Mit der gemeinnützigen GmbH "Ganztag in Bewegung" soll die Schulkooperationen nun ausgeweitet werden, über das Würmtal hinaus. "Wir sehen uns da in der sozialunternehmerischen Verantwortung", sagt Krumpholz, "wir sind die Match-Maker": Die gemeinnützige GmbH stellt Sportlehrer fest an und vermittelt sie an Schulen, die einen Bedarf haben. Zielgruppe sind Grundschulen und die fünften und sechsten Klassen an weiterführenden Schulen. Es können sich Schulen aus allen Himmelsrichtungen melden, "Ganztag in Bewegung" hat ein maßgeschneidertes Sportprogramm zur Hand, so die Idee. Das Konzept wirkt in zwei Richtungen: Sportlehrer haben eine berufliche Perspektive, Schulen einen verlässlichen Partner. "Wir wollen gesellschaftlich etwas verändern", sagt Holzmüller. Die Kinder sollen "Sport als Lebensaufgabe" erfahren und eine Chance erhalten, in Bewegung zu kommen. "Das ist unser Enthusiasmus", sagt Krumpholz.

Dass Sport zum Alltag gehören kann, dass Bewegung Spaß macht, erfahren nicht alle Kinder. Das Engagement der Gräfelfinger Leichtathleten an den Schulen hat gezeigt, dass es Familien gibt, die weniger sportaffin sind und somit auch ihre Kinder weniger zu Bewegung motivieren. Ebenso sind da Familien mit Migrationshintergrund, die die hiesigen Möglichkeiten in Sportvereinen gar nicht kennen. Clara Mackewicz, verantwortlich für den Kindersport innerhalb der TSV-Leichtathletikabteilung, ist als Übungsleiterin in den Schulen im Einsatz. "Die Kinder sind nicht so fit wie die Kinder im Verein", hat sie festgestellt. Wenn Ausdauerspiele gemacht werden, sind sie schneller erschöpft, öfter fragen sie innerhalb einer 45 Minuten dauernden Sportstunde nach, ob man nicht eine Trinkpause eingelegen kann. Übergewichtige Kinder gibt es in jeder Gruppe.

"Die sind alle total motiviert dabei", sagt Übungsleiterin Clara Mackewicz (vorne). (Foto: Catherina Hess)

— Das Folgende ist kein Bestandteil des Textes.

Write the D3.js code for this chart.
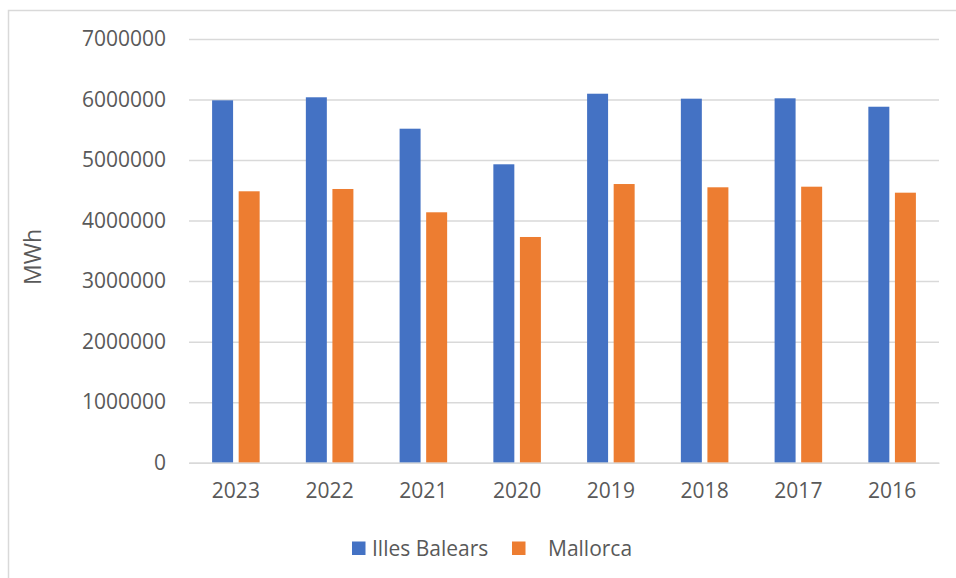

Sport hat auch einen sozialen Faktor. "Sport stärkt den Teamgeist, man findet Freunde, gewinnt Selbstbewusstsein und erlebt, was man alles kann", sagt Mackewicz. Es sind die Komponenten am Sport, die auch positiv an Schulen wirken, die als soziale Brennpunkte gelten, wie Holzmüller sagt. Zur Finanzierung des Sportangebots greifen die Initiatoren auf öffentliche Fördermittel zu und Geld aus Fördervereinen der Schulen, auch Elternbeiträge sind eine Säule. In diesem Schuljahr belaufen sich Letztere auf 100 Euro im Jahr für den Sportunterricht im Rahmen der Ganztagsbetreuung. Wer sich das nicht leisten kann, könne eine soziale Förderung erhalten, die viele Gemeinden bereithielten oder die Sponsoren ermöglichten, sagt Holzmüller.

Abwechslung und Mitgestaltung sind die beiden Zauberworte, die auch eher bewegungsmüden Kindern Beine machen. Clara Mackewicz fragt zu Beginn jeder Stunde, worauf die Kinder Lust haben, meist kommen Stationen mit Geräten gut an, die viele vorher noch nie gekannt haben: Balken, Barren, Taue, Ringe, Trampolin. Jede Stunde läuft anders ab, zum Schluss gibt es immer ein Spiel. Es wird viel gelobt, damit auch jeder ein Gefühl für seine Stärken bekommt, so Mackewicz. Dass es sich lohnt, Kindern ein Sporterlebnis zu vermitteln, erfährt die Sportlehrerin jeden Tag. So anstrengend es für den ein oder anderen sei: "Die sind alle total motiviert dabei."